### EXERCISE TASK
Reproduce the listing below exactly, minus its pictures.

### DATASET EXTRACT
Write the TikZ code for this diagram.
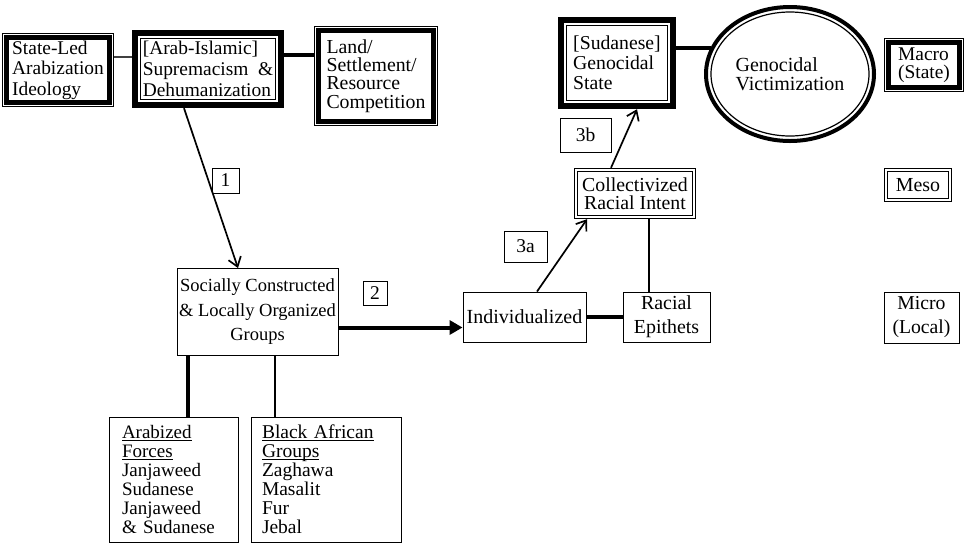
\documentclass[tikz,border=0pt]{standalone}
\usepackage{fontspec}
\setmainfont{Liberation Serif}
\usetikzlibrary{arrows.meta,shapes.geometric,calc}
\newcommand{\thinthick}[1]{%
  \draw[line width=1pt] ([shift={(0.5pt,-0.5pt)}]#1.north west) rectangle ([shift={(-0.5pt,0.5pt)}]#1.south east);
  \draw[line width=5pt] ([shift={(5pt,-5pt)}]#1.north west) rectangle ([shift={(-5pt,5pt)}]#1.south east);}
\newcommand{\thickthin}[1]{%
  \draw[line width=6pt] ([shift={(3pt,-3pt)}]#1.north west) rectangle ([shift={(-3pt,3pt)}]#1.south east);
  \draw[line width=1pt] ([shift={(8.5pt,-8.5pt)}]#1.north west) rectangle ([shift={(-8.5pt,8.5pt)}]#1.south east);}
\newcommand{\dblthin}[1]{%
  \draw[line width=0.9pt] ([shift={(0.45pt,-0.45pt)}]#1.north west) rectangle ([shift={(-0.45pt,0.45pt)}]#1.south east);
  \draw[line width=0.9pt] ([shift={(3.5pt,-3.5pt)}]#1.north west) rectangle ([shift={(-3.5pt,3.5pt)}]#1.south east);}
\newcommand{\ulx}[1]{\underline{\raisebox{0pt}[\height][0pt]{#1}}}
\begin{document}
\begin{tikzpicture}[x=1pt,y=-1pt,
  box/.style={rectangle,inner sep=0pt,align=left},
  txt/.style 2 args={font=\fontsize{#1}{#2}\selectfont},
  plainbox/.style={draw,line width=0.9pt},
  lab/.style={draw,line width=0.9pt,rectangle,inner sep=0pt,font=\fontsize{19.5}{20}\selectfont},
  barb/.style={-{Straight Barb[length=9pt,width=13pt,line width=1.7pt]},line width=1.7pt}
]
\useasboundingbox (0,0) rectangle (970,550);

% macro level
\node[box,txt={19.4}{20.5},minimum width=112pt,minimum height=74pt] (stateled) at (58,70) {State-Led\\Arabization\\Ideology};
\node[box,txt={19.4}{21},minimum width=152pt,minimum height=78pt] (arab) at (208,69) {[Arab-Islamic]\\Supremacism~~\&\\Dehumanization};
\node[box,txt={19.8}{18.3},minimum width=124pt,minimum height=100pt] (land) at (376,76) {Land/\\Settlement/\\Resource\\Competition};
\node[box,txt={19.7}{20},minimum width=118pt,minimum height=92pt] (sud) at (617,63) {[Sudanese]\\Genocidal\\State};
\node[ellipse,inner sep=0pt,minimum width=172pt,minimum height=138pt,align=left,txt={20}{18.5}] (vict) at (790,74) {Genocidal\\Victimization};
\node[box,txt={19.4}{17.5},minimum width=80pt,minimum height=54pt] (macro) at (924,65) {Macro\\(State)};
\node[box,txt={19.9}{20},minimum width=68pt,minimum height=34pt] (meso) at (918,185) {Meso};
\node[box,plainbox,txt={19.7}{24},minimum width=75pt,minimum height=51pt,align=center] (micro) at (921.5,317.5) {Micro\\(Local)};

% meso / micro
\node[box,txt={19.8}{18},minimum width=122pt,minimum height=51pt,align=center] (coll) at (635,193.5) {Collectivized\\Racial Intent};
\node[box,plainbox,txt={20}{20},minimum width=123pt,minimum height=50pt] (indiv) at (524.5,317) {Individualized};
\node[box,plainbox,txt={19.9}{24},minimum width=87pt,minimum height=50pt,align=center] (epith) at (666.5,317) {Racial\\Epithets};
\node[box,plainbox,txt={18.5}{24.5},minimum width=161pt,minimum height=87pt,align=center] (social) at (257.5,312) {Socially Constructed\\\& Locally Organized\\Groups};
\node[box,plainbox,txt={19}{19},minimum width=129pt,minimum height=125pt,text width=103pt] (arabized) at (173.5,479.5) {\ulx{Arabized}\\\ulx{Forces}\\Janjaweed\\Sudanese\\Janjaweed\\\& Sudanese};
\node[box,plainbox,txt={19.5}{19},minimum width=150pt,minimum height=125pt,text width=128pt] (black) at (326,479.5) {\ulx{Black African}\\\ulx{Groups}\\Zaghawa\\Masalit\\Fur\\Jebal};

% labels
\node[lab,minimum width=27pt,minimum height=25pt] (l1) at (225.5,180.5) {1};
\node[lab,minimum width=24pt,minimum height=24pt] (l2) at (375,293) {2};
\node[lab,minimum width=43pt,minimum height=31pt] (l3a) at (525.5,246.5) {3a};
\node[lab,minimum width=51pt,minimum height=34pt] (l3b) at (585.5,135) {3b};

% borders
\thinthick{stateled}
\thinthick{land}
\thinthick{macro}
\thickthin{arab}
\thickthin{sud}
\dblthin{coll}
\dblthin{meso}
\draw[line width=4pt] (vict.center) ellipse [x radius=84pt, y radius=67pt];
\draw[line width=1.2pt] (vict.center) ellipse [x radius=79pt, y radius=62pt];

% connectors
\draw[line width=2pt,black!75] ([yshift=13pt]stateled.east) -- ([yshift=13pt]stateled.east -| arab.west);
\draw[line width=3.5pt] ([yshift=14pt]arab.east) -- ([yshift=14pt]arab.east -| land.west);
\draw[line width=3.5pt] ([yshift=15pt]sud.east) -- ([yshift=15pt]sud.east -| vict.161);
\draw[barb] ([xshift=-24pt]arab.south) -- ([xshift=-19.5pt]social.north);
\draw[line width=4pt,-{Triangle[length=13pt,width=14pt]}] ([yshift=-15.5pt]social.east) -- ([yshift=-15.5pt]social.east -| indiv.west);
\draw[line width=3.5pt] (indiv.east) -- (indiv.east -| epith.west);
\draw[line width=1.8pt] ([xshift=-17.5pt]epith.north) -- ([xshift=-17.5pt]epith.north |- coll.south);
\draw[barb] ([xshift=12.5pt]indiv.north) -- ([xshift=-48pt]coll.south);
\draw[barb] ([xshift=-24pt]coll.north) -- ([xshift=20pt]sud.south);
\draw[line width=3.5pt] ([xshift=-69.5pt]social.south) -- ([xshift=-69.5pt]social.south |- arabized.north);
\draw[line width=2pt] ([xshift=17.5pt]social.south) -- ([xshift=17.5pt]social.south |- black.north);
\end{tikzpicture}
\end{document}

### WORKED SOLUTION
Write the TikZ code for this diagram.
\documentclass[tikz,border=0pt]{standalone}
\usepackage{fontspec}
\setmainfont{Liberation Serif}
\usetikzlibrary{arrows.meta,shapes.geometric,calc}
\newcommand{\thinthick}[1]{%
  \draw[line width=1pt] ([shift={(0.5pt,-0.5pt)}]#1.north west) rectangle ([shift={(-0.5pt,0.5pt)}]#1.south east);
  \draw[line width=5pt] ([shift={(5pt,-5pt)}]#1.north west) rectangle ([shift={(-5pt,5pt)}]#1.south east);}
\newcommand{\thickthin}[1]{%
  \draw[line width=6pt] ([shift={(3pt,-3pt)}]#1.north west) rectangle ([shift={(-3pt,3pt)}]#1.south east);
  \draw[line width=1pt] ([shift={(8.5pt,-8.5pt)}]#1.north west) rectangle ([shift={(-8.5pt,8.5pt)}]#1.south east);}
\newcommand{\dblthin}[1]{%
  \draw[line width=0.9pt] ([shift={(0.45pt,-0.45pt)}]#1.north west) rectangle ([shift={(-0.45pt,0.45pt)}]#1.south east);
  \draw[line width=0.9pt] ([shift={(3.5pt,-3.5pt)}]#1.north west) rectangle ([shift={(-3.5pt,3.5pt)}]#1.south east);}
\newcommand{\ulx}[1]{\underline{\raisebox{0pt}[\height][0pt]{#1}}}
\begin{document}
\begin{tikzpicture}[x=1pt,y=-1pt,
  box/.style={rectangle,inner sep=0pt,align=left},
  txt/.style 2 args={font=\fontsize{#1}{#2}\selectfont},
  plainbox/.style={draw,line width=0.9pt},
  lab/.style={draw,line width=0.9pt,rectangle,inner sep=0pt,font=\fontsize{19.5}{20}\selectfont},
  barb/.style={-{Straight Barb[length=9pt,width=13pt,line width=1.7pt]},line width=1.7pt}
]
\useasboundingbox (0,0) rectangle (970,550);

% macro level
\node[box,txt={19.4}{20.5},minimum width=112pt,minimum height=74pt] (stateled) at (58,70) {State-Led\\Arabization\\Ideology};
\node[box,txt={19.4}{21},minimum width=152pt,minimum height=78pt] (arab) at (208,69) {[Arab-Islamic]\\Supremacism~~\&\\Dehumanization};
\node[box,txt={19.8}{18.3},minimum width=124pt,minimum height=100pt] (land) at (376,76) {Land/\\Settlement/\\Resource\\Competition};
\node[box,txt={19.7}{20},minimum width=118pt,minimum height=92pt] (sud) at (617,63) {[Sudanese]\\Genocidal\\State};
\node[ellipse,inner sep=0pt,minimum width=172pt,minimum height=138pt,align=left,txt={20}{18.5}] (vict) at (790,74) {Genocidal\\Victimization};
\node[box,txt={19.4}{17.5},minimum width=80pt,minimum height=54pt] (macro) at (924,65) {Macro\\(State)};
\node[box,txt={19.9}{20},minimum width=68pt,minimum height=34pt] (meso) at (918,185) {Meso};
\node[box,plainbox,txt={19.7}{24},minimum width=75pt,minimum height=51pt,align=center] (micro) at (921.5,317.5) {Micro\\(Local)};

% meso / micro
\node[box,txt={19.8}{18},minimum width=122pt,minimum height=51pt,align=center] (coll) at (635,193.5) {Collectivized\\Racial Intent};
\node[box,plainbox,txt={20}{20},minimum width=123pt,minimum height=50pt] (indiv) at (524.5,317) {Individualized};
\node[box,plainbox,txt={19.9}{24},minimum width=87pt,minimum height=50pt,align=center] (epith) at (666.5,317) {Racial\\Epithets};
\node[box,plainbox,txt={18.5}{24.5},minimum width=161pt,minimum height=87pt,align=center] (social) at (257.5,312) {Socially Constructed\\\& Locally Organized\\Groups};
\node[box,plainbox,txt={19}{19},minimum width=129pt,minimum height=125pt,text width=103pt] (arabized) at (173.5,479.5) {\ulx{Arabized}\\\ulx{Forces}\\Janjaweed\\Sudanese\\Janjaweed\\\& Sudanese};
\node[box,plainbox,txt={19.5}{19},minimum width=150pt,minimum height=125pt,text width=128pt] (black) at (326,479.5) {\ulx{Black African}\\\ulx{Groups}\\Zaghawa\\Masalit\\Fur\\Jebal};

% labels
\node[lab,minimum width=27pt,minimum height=25pt] (l1) at (225.5,180.5) {1};
\node[lab,minimum width=24pt,minimum height=24pt] (l2) at (375,293) {2};
\node[lab,minimum width=43pt,minimum height=31pt] (l3a) at (525.5,246.5) {3a};
\node[lab,minimum width=51pt,minimum height=34pt] (l3b) at (585.5,135) {3b};

% borders
\thinthick{stateled}
\thinthick{land}
\thinthick{macro}
\thickthin{arab}
\thickthin{sud}
\dblthin{coll}
\dblthin{meso}
\draw[line width=4pt] (vict.center) ellipse [x radius=84pt, y radius=67pt];
\draw[line width=1.2pt] (vict.center) ellipse [x radius=79pt, y radius=62pt];

% connectors
\draw[line width=2pt,black!75] ([yshift=13pt]stateled.east) -- ([yshift=13pt]stateled.east -| arab.west);
\draw[line width=3.5pt] ([yshift=14pt]arab.east) -- ([yshift=14pt]arab.east -| land.west);
\draw[line width=3.5pt] ([yshift=15pt]sud.east) -- ([yshift=15pt]sud.east -| vict.161);
\draw[barb] ([xshift=-24pt]arab.south) -- ([xshift=-19.5pt]social.north);
\draw[line width=4pt,-{Triangle[length=13pt,width=14pt]}] ([yshift=-15.5pt]social.east) -- ([yshift=-15.5pt]social.east -| indiv.west);
\draw[line width=3.5pt] (indiv.east) -- (indiv.east -| epith.west);
\draw[line width=1.8pt] ([xshift=-17.5pt]epith.north) -- ([xshift=-17.5pt]epith.north |- coll.south);
\draw[barb] ([xshift=12.5pt]indiv.north) -- ([xshift=-48pt]coll.south);
\draw[barb] ([xshift=-24pt]coll.north) -- ([xshift=20pt]sud.south);
\draw[line width=3.5pt] ([xshift=-69.5pt]social.south) -- ([xshift=-69.5pt]social.south |- arabized.north);
\draw[line width=2pt] ([xshift=17.5pt]social.south) -- ([xshift=17.5pt]social.south |- black.north);
\end{tikzpicture}
\end{document}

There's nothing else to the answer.